Hadfield: We’ve had reasonably stable funding for the Canadian space program throughout its 30-year history. Obviously, we have to decide each year how much money should we provide to every government department, including the Canadian Space Agency. The latest factual data shows how many people and how many jobs are in the space industry, and how much money it generates domestically and internationally. Those numbers are pretty convincing. It’s somewhere on the order of 10,000 space jobs directly and then another 10,000 or 12,000 additional jobs, so that’s 20,000 or more jobs in the industry and somewhere on the order of $2.5 billion contributed to the GDP. That’s pretty significant.

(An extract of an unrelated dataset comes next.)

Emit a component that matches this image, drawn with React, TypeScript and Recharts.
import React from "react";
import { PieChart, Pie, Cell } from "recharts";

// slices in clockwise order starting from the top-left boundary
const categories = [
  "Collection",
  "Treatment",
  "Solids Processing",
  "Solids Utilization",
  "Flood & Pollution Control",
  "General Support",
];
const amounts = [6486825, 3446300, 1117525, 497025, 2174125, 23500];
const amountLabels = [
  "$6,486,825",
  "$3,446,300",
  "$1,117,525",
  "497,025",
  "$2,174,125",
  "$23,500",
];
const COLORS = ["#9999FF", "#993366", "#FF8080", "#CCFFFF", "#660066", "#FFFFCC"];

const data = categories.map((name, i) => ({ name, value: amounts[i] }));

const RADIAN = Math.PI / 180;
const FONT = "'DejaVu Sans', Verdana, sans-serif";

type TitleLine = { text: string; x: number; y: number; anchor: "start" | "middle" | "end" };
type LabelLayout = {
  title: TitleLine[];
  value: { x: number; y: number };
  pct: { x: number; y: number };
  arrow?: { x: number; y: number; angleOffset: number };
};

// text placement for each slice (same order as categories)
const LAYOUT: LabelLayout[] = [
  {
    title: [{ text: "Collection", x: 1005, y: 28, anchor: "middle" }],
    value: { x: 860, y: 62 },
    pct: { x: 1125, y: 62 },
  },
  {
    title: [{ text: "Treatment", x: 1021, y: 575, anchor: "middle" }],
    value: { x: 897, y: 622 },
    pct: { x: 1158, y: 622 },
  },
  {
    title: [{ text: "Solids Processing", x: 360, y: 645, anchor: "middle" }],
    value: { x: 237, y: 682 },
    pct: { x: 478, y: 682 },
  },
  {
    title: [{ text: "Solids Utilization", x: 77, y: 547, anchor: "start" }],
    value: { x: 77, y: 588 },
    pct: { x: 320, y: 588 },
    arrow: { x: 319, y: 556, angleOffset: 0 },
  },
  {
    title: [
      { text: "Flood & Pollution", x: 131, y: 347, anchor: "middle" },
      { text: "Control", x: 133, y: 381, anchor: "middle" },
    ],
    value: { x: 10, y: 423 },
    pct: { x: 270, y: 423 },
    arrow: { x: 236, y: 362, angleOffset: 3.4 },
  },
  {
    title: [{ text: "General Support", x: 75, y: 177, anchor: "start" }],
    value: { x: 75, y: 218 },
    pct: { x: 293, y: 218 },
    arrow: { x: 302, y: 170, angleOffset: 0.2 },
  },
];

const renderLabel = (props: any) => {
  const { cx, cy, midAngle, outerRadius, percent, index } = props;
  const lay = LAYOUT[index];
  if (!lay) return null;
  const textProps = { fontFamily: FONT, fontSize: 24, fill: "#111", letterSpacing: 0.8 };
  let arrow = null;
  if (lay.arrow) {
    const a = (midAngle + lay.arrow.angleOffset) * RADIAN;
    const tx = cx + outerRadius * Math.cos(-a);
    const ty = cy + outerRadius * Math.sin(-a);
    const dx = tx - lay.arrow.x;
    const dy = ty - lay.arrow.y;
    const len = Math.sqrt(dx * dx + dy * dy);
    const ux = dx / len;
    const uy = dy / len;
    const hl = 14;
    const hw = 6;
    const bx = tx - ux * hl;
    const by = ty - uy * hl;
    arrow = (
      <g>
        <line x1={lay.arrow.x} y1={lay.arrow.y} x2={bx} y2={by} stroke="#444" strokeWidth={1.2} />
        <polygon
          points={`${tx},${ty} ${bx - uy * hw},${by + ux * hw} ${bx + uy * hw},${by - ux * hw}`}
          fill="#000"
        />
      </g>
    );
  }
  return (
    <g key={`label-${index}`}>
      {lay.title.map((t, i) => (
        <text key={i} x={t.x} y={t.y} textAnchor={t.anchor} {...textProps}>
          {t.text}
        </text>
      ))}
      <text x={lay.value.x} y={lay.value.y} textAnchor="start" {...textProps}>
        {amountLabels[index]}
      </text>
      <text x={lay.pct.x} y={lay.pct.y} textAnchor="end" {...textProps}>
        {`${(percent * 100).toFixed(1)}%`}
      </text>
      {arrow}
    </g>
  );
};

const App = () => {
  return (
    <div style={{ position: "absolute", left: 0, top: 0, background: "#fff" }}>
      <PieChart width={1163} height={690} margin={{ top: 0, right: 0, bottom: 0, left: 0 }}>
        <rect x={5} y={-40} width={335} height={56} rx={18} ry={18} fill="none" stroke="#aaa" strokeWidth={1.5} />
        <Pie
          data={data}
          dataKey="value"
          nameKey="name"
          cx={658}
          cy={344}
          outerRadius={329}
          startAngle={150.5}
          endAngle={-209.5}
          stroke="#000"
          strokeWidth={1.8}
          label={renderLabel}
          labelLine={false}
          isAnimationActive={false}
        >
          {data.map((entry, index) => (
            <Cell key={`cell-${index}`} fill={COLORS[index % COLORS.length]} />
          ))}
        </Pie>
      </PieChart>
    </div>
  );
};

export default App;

FP: Looking to the future, is there something you wish Canada was doing or something you’re excited about? 

Hadfield: We go through these natural enough cycles. We have an election every four years or so. Every government has to look at the old government’s policies and decide what they want to keep and what to throw out. In the late ’70s and early ’80s, we debated whether we should be part of the Shuttle program or not. In the early ’90s, we came within a hair’s breadth of not being part of the International Space Station just because of the new government and everybody’s got priorities. We went through the same sort of deep discussions when the Space Shuttle program ended back in 2011.

It’s like after John Cabot made contact with Newfoundland in North America, England was humming and hawing. It took them 70 years to take further action. The government had problems at home and you had to answer the taxpayer and all the rest. There’s nothing new about it.

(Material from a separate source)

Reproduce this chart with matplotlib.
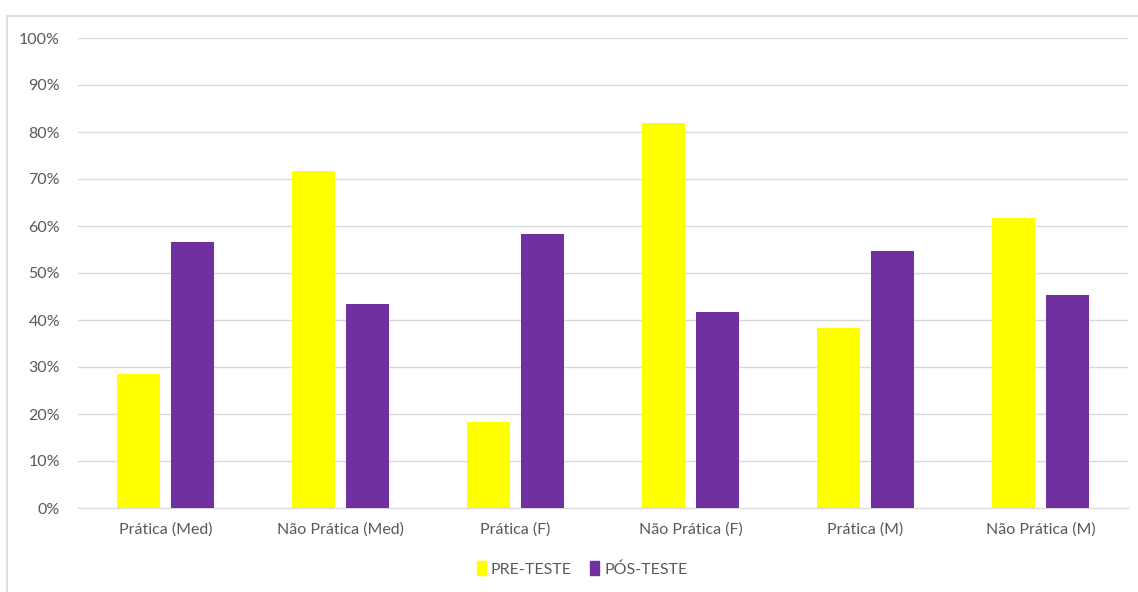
import matplotlib
matplotlib.use('Agg')
import matplotlib.pyplot as plt
import numpy as np
from matplotlib.patches import Rectangle, Patch

categories = ['Prática (Med)', 'Não Prática (Med)', 'Prática (F)',
              'Não Prática (F)', 'Prática (M)', 'Não Prática (M)']
pre_teste = [28.5, 71.6, 18.3, 81.9, 38.4, 61.8]
pos_teste = [56.7, 43.5, 58.4, 41.6, 54.6, 45.4]
series_names = ['PRE-TESTE', 'PÓS-TESTE']
yticks = [0, 10, 20, 30, 40, 50, 60, 70, 80, 90, 100]

YELLOW = '#FFFF00'
PURPLE = '#7030A0'
TXT = '#595959'

plt.rcParams['font.family'] = ['Lato', 'DejaVu Sans']

W, H = 1138, 592
fig = plt.figure(figsize=(W / 100, H / 100), dpi=100)

# outer chart frame (only left and top edges visible)
fig.patches.append(Rectangle((7 / W, -0.1), 1.2, 1 - 15.5 / H + 0.1,
                             transform=fig.transFigure, fill=False,
                             edgecolor='#D9D9D9', linewidth=1.2))

ax = fig.add_axes([78 / W, 1 - 508 / H, 1050 / W, 470 / H])

x = np.arange(len(categories))
bw = 0.246
off = 0.155
ax.bar(x - off, pre_teste, bw, color=YELLOW, label=series_names[0], zorder=3)
ax.bar(x + off, pos_teste, bw, color=PURPLE, label=series_names[1], zorder=3)

ax.set_xlim(-0.5, len(categories) - 0.5)
ax.set_ylim(0, 100)
ax.set_yticks(yticks)
ax.set_yticklabels(['{}%'.format(v) for v in yticks])
ax.set_xticks(x)
ax.set_xticklabels(categories)
ax.tick_params(axis='both', length=0, labelsize=11.5, colors=TXT)
ax.tick_params(axis='y', pad=13)
ax.tick_params(axis='x', pad=10)

ax.grid(axis='y', color='#D9D9D9', linewidth=1, zorder=0)
for s in ['top', 'right', 'left']:
    ax.spines[s].set_visible(False)
ax.spines['bottom'].set_color('#D9D9D9')

handles = [Patch(color=YELLOW), Patch(color=PURPLE)]
fig.legend(handles, series_names, loc='center', bbox_to_anchor=(582 / W, 1 - 569 / H),
           ncol=2, frameon=False, fontsize=11.5, labelcolor=TXT,
           handlelength=0.55, handleheight=0.95, handletextpad=0.3, columnspacing=1.2)

fig.savefig('out.png', dpi=100, facecolor='white')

Looking at what’s coming next, the technology now is good enough, cheap enough and proven enough that we could go further. We could maybe start to turn Earth’s orbit over much more to actually profitable commercial ventures and not just have it the purview of national space programs. The next obvious logical step is the moon, which is three days away. Because the moon is perfectly upright in the solar system, the moon’s north and south poles always have sunlight, so you have eternal power. In the craters, the best we can tell by our remote sensing is that there’s on the order of 400 billion litres of water on the moon. That’s pretty interesting that there’s unlimited power, essentially, and to some degree almost unlimited water. It’s going to be really hard, but I sort of see it like Antarctica in 1911, where we just barely got there. It was right at the hairy edge of what we could do, and yet now thousands of people live in Antarctica. Almost 100 live at the South Pole now, including Canadians.

Note: This interview has been edited for length and clarity.